— Start PROVIDED MATERIAL —
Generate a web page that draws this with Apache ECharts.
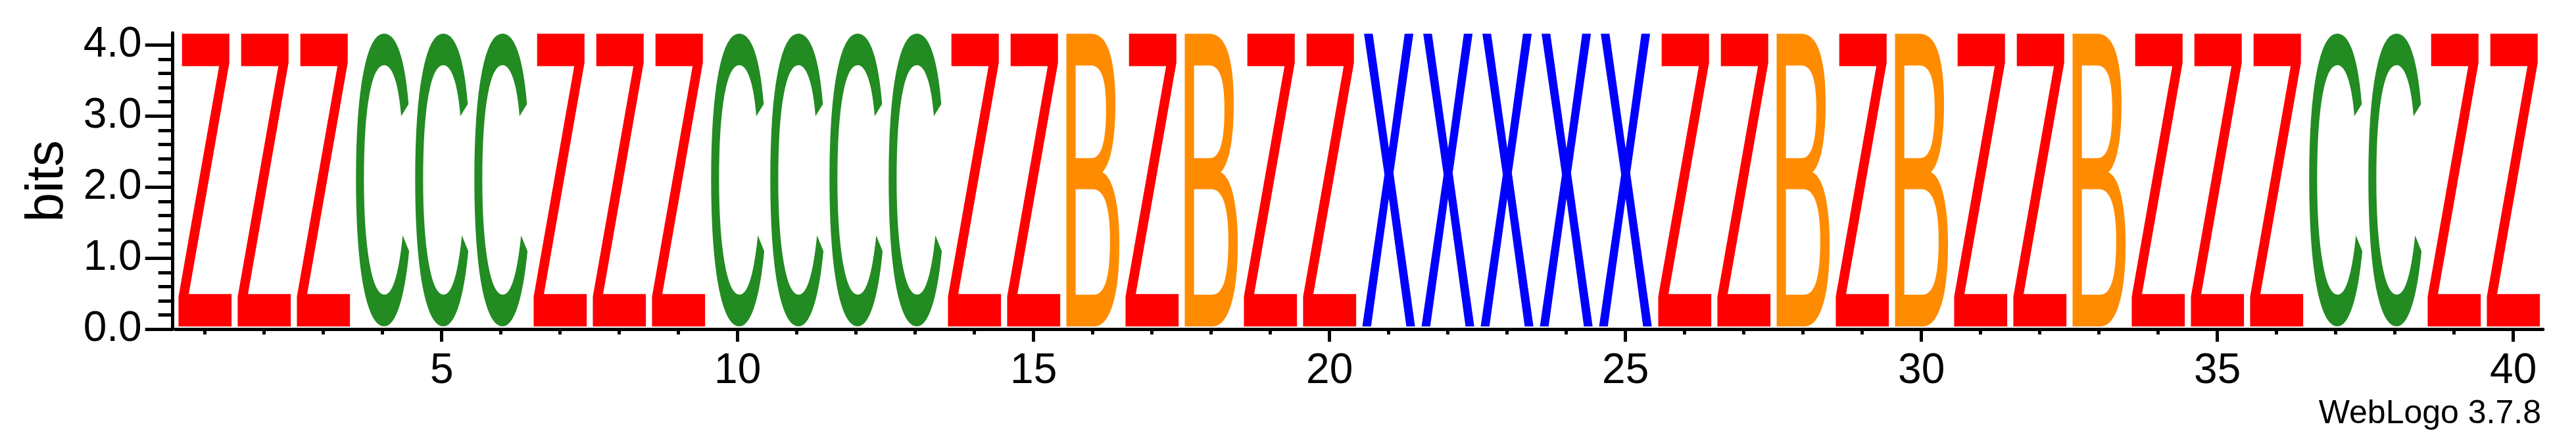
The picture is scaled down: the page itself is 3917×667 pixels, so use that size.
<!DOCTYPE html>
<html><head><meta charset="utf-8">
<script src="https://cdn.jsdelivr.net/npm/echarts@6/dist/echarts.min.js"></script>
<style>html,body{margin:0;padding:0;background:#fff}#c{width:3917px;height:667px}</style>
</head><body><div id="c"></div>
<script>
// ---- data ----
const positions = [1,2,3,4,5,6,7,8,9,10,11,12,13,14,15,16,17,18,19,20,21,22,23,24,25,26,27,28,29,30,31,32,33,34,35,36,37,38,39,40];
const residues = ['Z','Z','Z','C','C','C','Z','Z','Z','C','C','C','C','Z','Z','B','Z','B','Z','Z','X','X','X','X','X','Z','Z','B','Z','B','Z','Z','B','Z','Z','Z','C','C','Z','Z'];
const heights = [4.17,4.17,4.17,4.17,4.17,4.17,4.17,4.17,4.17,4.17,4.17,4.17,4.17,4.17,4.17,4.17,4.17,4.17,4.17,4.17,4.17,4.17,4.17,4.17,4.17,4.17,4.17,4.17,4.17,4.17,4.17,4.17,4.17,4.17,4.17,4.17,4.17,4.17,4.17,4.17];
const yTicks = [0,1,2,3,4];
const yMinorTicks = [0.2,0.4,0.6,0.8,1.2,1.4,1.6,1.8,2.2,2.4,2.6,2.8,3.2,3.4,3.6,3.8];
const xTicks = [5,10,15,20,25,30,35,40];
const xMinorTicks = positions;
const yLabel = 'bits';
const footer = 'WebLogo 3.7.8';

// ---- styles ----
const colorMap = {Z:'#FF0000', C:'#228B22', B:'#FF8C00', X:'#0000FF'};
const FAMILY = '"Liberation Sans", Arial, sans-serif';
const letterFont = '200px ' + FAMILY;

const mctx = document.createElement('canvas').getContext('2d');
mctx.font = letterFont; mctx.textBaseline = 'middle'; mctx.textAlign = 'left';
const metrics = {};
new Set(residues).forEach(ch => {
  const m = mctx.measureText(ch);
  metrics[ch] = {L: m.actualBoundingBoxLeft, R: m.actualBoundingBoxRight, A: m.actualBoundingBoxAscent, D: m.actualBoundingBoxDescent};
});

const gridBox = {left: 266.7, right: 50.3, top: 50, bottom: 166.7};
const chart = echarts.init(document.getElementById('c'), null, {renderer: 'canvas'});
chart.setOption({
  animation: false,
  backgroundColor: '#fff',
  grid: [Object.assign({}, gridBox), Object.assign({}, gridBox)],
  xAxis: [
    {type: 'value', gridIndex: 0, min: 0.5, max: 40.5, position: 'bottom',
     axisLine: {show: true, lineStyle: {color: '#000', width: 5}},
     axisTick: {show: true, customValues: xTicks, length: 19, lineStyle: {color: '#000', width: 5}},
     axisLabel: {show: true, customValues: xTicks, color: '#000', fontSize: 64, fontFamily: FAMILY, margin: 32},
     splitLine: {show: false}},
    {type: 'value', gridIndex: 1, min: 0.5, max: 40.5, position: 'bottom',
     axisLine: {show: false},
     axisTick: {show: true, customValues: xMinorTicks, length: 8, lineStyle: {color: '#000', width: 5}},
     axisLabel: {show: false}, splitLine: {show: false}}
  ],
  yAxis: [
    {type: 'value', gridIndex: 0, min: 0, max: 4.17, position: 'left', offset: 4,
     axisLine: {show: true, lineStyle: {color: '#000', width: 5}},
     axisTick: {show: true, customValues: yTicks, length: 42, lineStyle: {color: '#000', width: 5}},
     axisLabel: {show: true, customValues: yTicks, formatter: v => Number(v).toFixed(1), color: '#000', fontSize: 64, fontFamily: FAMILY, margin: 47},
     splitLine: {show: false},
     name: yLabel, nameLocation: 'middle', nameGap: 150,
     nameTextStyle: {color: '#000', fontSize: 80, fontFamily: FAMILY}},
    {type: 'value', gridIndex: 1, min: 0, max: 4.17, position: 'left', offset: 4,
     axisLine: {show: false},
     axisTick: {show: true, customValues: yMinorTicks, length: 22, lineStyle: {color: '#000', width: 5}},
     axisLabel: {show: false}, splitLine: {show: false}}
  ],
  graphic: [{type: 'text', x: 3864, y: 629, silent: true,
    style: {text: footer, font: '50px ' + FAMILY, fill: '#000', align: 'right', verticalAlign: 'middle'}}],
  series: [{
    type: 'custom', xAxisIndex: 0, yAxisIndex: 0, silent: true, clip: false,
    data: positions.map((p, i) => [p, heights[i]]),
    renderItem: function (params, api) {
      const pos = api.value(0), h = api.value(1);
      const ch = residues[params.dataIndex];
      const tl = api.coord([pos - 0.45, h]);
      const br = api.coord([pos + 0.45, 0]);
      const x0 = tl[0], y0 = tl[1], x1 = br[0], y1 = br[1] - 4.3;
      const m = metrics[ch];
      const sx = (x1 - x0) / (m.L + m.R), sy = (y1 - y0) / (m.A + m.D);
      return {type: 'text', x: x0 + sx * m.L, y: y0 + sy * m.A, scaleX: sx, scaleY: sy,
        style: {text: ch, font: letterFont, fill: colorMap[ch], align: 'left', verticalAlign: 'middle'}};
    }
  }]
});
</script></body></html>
— End PROVIDED MATERIAL —
Reproduce the data above in full, exactly as it is, with the pictures left out.

Generate a web page that draws this with Apache ECharts.
The picture is scaled down: the page itself is 3917×667 pixels, so use that size.
<!DOCTYPE html>
<html><head><meta charset="utf-8">
<script src="https://cdn.jsdelivr.net/npm/echarts@6/dist/echarts.min.js"></script>
<style>html,body{margin:0;padding:0;background:#fff}#c{width:3917px;height:667px}</style>
</head><body><div id="c"></div>
<script>
// ---- data ----
const positions = [1,2,3,4,5,6,7,8,9,10,11,12,13,14,15,16,17,18,19,20,21,22,23,24,25,26,27,28,29,30,31,32,33,34,35,36,37,38,39,40];
const residues = ['Z','Z','Z','C','C','C','Z','Z','Z','C','C','C','C','Z','Z','B','Z','B','Z','Z','X','X','X','X','X','Z','Z','B','Z','B','Z','Z','B','Z','Z','Z','C','C','Z','Z'];
const heights = [4.17,4.17,4.17,4.17,4.17,4.17,4.17,4.17,4.17,4.17,4.17,4.17,4.17,4.17,4.17,4.17,4.17,4.17,4.17,4.17,4.17,4.17,4.17,4.17,4.17,4.17,4.17,4.17,4.17,4.17,4.17,4.17,4.17,4.17,4.17,4.17,4.17,4.17,4.17,4.17];
const yTicks = [0,1,2,3,4];
const yMinorTicks = [0.2,0.4,0.6,0.8,1.2,1.4,1.6,1.8,2.2,2.4,2.6,2.8,3.2,3.4,3.6,3.8];
const xTicks = [5,10,15,20,25,30,35,40];
const xMinorTicks = positions;
const yLabel = 'bits';
const footer = 'WebLogo 3.7.8';

// ---- styles ----
const colorMap = {Z:'#FF0000', C:'#228B22', B:'#FF8C00', X:'#0000FF'};
const FAMILY = '"Liberation Sans", Arial, sans-serif';
const letterFont = '200px ' + FAMILY;

const mctx = document.createElement('canvas').getContext('2d');
mctx.font = letterFont; mctx.textBaseline = 'middle'; mctx.textAlign = 'left';
const metrics = {};
new Set(residues).forEach(ch => {
  const m = mctx.measureText(ch);
  metrics[ch] = {L: m.actualBoundingBoxLeft, R: m.actualBoundingBoxRight, A: m.actualBoundingBoxAscent, D: m.actualBoundingBoxDescent};
});

const gridBox = {left: 266.7, right: 50.3, top: 50, bottom: 166.7};
const chart = echarts.init(document.getElementById('c'), null, {renderer: 'canvas'});
chart.setOption({
  animation: false,
  backgroundColor: '#fff',
  grid: [Object.assign({}, gridBox), Object.assign({}, gridBox)],
  xAxis: [
    {type: 'value', gridIndex: 0, min: 0.5, max: 40.5, position: 'bottom',
     axisLine: {show: true, lineStyle: {color: '#000', width: 5}},
     axisTick: {show: true, customValues: xTicks, length: 19, lineStyle: {color: '#000', width: 5}},
     axisLabel: {show: true, customValues: xTicks, color: '#000', fontSize: 64, fontFamily: FAMILY, margin: 32},
     splitLine: {show: false}},
    {type: 'value', gridIndex: 1, min: 0.5, max: 40.5, position: 'bottom',
     axisLine: {show: false},
     axisTick: {show: true, customValues: xMinorTicks, length: 8, lineStyle: {color: '#000', width: 5}},
     axisLabel: {show: false}, splitLine: {show: false}}
  ],
  yAxis: [
    {type: 'value', gridIndex: 0, min: 0, max: 4.17, position: 'left', offset: 4,
     axisLine: {show: true, lineStyle: {color: '#000', width: 5}},
     axisTick: {show: true, customValues: yTicks, length: 42, lineStyle: {color: '#000', width: 5}},
     axisLabel: {show: true, customValues: yTicks, formatter: v => Number(v).toFixed(1), color: '#000', fontSize: 64, fontFamily: FAMILY, margin: 47},
     splitLine: {show: false},
     name: yLabel, nameLocation: 'middle', nameGap: 150,
     nameTextStyle: {color: '#000', fontSize: 80, fontFamily: FAMILY}},
    {type: 'value', gridIndex: 1, min: 0, max: 4.17, position: 'left', offset: 4,
     axisLine: {show: false},
     axisTick: {show: true, customValues: yMinorTicks, length: 22, lineStyle: {color: '#000', width: 5}},
     axisLabel: {show: false}, splitLine: {show: false}}
  ],
  graphic: [{type: 'text', x: 3864, y: 629, silent: true,
    style: {text: footer, font: '50px ' + FAMILY, fill: '#000', align: 'right', verticalAlign: 'middle'}}],
  series: [{
    type: 'custom', xAxisIndex: 0, yAxisIndex: 0, silent: true, clip: false,
    data: positions.map((p, i) => [p, heights[i]]),
    renderItem: function (params, api) {
      const pos = api.value(0), h = api.value(1);
      const ch = residues[params.dataIndex];
      const tl = api.coord([pos - 0.45, h]);
      const br = api.coord([pos + 0.45, 0]);
      const x0 = tl[0], y0 = tl[1], x1 = br[0], y1 = br[1] - 4.3;
      const m = metrics[ch];
      const sx = (x1 - x0) / (m.L + m.R), sy = (y1 - y0) / (m.A + m.D);
      return {type: 'text', x: x0 + sx * m.L, y: y0 + sy * m.A, scaleX: sx, scaleY: sy,
        style: {text: ch, font: letterFont, fill: colorMap[ch], align: 'left', verticalAlign: 'middle'}};
    }
  }]
});
</script></body></html>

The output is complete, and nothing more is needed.